Behavioral science signals help uncover the compensation models that are most likely to motivate your salesforce. For example, some reps prefer activity-based incentives that tie specific sales activities to a reward. They might feel like their quota to generate $50,000 in revenue is more attainable if they know they’re being rewarded for engaging with a buyer, hosting a product demonstration, or sending a proposal.

You could also incorporate less traditional incentives such as high-profile contests or non-monetary rewards. I.e. maybe one or two—sales reps receive a much bigger bonus, like a $2,000 gift card toward a meaningful item tied to their identity.  

Manage quota attainment through continuous performance reviews and coaching  

It’s easier to maximize quota attainment if you’ve given yourself (and your reps) time to readjust before the end of a reporting period.  

Say you’re setting quarterly quotas and configure your SPM platform to notify you when agents are falling behind on their progress. Six weeks in, an agent is only at 30% of their minimum target despite being halfway through the quota duration.
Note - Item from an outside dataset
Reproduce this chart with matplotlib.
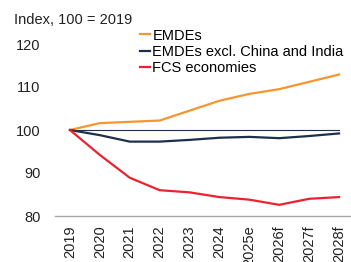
import matplotlib
matplotlib.use("Agg")
from matplotlib import pyplot as plt

years = ["2019", "2020", "2021", "2022", "2023", "2024", "2025e", "2026f", "2027f", "2028f"]
emdes = [100, 101.6, 101.9, 102.2, 104.5, 106.8, 108.4, 109.5, 111.2, 112.9]
emdes_excl = [100, 98.8, 97.3, 97.3, 97.7, 98.2, 98.4, 98.1, 98.6, 99.2]
fcs = [100, 94.2, 88.9, 86.0, 85.5, 84.4, 83.8, 82.6, 84.0, 84.4]
baseline = [100] * len(years)

ORANGE = "#F7952F"
NAVY = "#1B2F4F"
RED = "#EC2230"
FS = 10.5

plt.rcParams["font.family"] = ["Liberation Sans", "DejaVu Sans"]
plt.rcParams["font.size"] = FS

fig = plt.figure(figsize=(3.51, 2.62), dpi=100)
ax = fig.add_axes([55 / 351, 46 / 262, 296 / 351, 193.5 / 262])

x = list(range(len(years)))
ax.plot(x, baseline, color=NAVY, lw=0.8)
l1, = ax.plot(x, emdes, color=ORANGE, lw=1.6, label="EMDEs")
l2, = ax.plot(x, emdes_excl, color=NAVY, lw=1.6, label="EMDEs excl. China and India")
l3, = ax.plot(x, fcs, color=RED, lw=1.6, label="FCS economies")

ax.set_xlim(-0.5, 9.4)
ax.set_ylim(80, 125)
ax.set_yticks([80, 90, 100, 110, 120])
ax.set_xticks(x)
ax.set_xticklabels(years, rotation=90)
ax.tick_params(axis="both", length=0, labelsize=FS, colors="#222222")
ax.tick_params(axis="y", pad=10.5)
ax.tick_params(axis="x", pad=7)

for side in ["top", "right", "left"]:
    ax.spines[side].set_visible(False)
ax.spines["bottom"].set_color("#A6A6A6")
ax.spines["bottom"].set_linewidth(1.0)

fig.text(14 / 351, 1 - 20 / 262, "Index, 100 = 2019", fontsize=FS, va="center", ha="left", color="#222222")

fig.legend(handles=[l1, l2, l3], loc="upper left", bbox_to_anchor=(140 / 351, 1 - 28.5 / 262),
           frameon=False, handlelength=0.7, handletextpad=0.15, labelspacing=0.15,
           borderpad=0, borderaxespad=0, fontsize=FS)

fig.savefig("out.png", dpi=100)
Failing to recognize this means they continue on the same trajectory, coming to the end of the reporting period 40% under quota.

If you spot this early, however, you have time to conduct a performance review with the agent. Do they require more training to improve their product knowledge? Struggle with lead prioritization so wind up spending more time nurturing low value leads? Feel overwhelmed and burnt out? Need specific sales enablement?

Whether it’s coaching or additional training, you’ll overcome roadblocks causing reps to drop below their minimum requirements. Reps still have six weeks left to use your support and hit quota by the end of the quarter.